Because CPython doesn't want to invent it's own scheduler (and various other things that your operating system already does for you), further multiple threads can be active at the same time if they're doing any operations that release the GIL (such as I/O), Python can't know whether your thread will do any I/O before you create it.
However, the approach explained in this presentation does just that. The solution looks like a crude process operating systems scheduler.
It's not really, it's simply threads asking the main thread to drop every 5 ms, and then relying on the OS to schedule them. If Python had it's own scheduler it would do things like assigning priorities and actually deciding which thread would take over when the GIL was dropped.
Just to expand on the previous reply: a lot of C libraries have a blocking model where you call a function that blocks until it is complete. The simplest example is fread(). If the interpreter doesn't support multiple threads, you have to do a lot of gymnastics to make sure you never block the interpreter in an extension.

It can be done (this is how Ruby pre-1.9 works), but people complain about it a lot. Matz's rationale for why he added native OS threads to Ruby 1.9 was "people seem to like them."

In response to my fread() example you may be tempted to say that you can just put the underlying fd in non-blocking mode with fcntl(2). This is unfortunately unsafe (as I recall), though I cannot find the reference right now. Accessing the fd directly with read() and write() is non-blocking mode is of course safe, but then you have to do your own buffering.

Also, while poll() and select() give you most of what you need to make your I/O non-blocking, I recall a case where a pipe will be write-ready, but if you try to write too much data at the same time the write will block anyway, instead of returning a short count of bytes written. This was on RHEL3 Linux, so things may have changed since then.

I recall a case where a pipe will be write-ready, but if you try to write too much data at the same time the write will block anyway, instead of returning a short count of bytes written

That just sounds like a bug.

No, it's the specified behavior of a Unix pipe or socket[1]. If you want it not to block, you should set the O_NONBLOCK flag using fcntl(). Being "write ready" just means that it can take at least one byte in a buffer; it can't possibly be a promise not to block if you feed it a 2G buffer.

[1] But not disk files. Local disk storage isn't considered "blocking" if it simply needs to do a disk seek before returning the data. Most unix geeks end up finding this out experimentally at some point in their careers and using strong language. No, I don't know what they were thinking either...
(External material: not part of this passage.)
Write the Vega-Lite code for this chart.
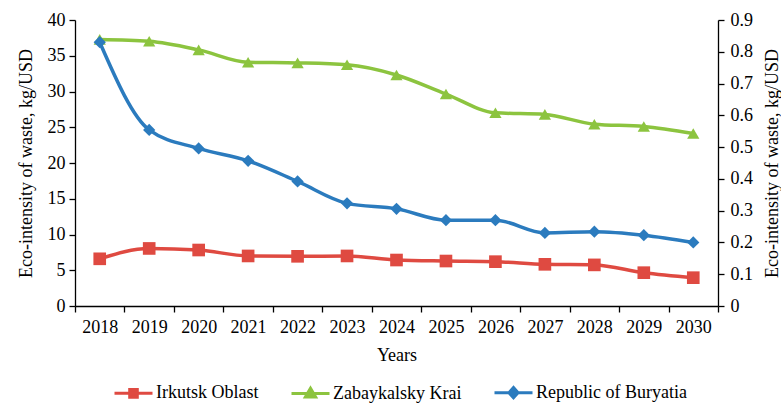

In the SuS description of poll(), it says that POLLOUT means "Normal data may be written without blocking." However it does not say how much data. It is unexpected that a write() call would block instead of returning a short count; for example, if you feed it a 2G buffer, it could return 4096 indicating that only 4k of the 2G was actually written.
It could, but it doesn't and never has. The standard was written to admit a broader set of behavior than real systems actually implement. And in this case, there's absolutely nothing "surprising" to my eyes about a blocking (!) socket blocking on overflow.

Again: there is already a mechanism in place to support non-blocking behavior, and it's not this one.

If you want it not to block, you should set the O_NONBLOCK flag using fcntl().

Certainly, I had assumed that the OP was talking about poll over non-blocking pipes.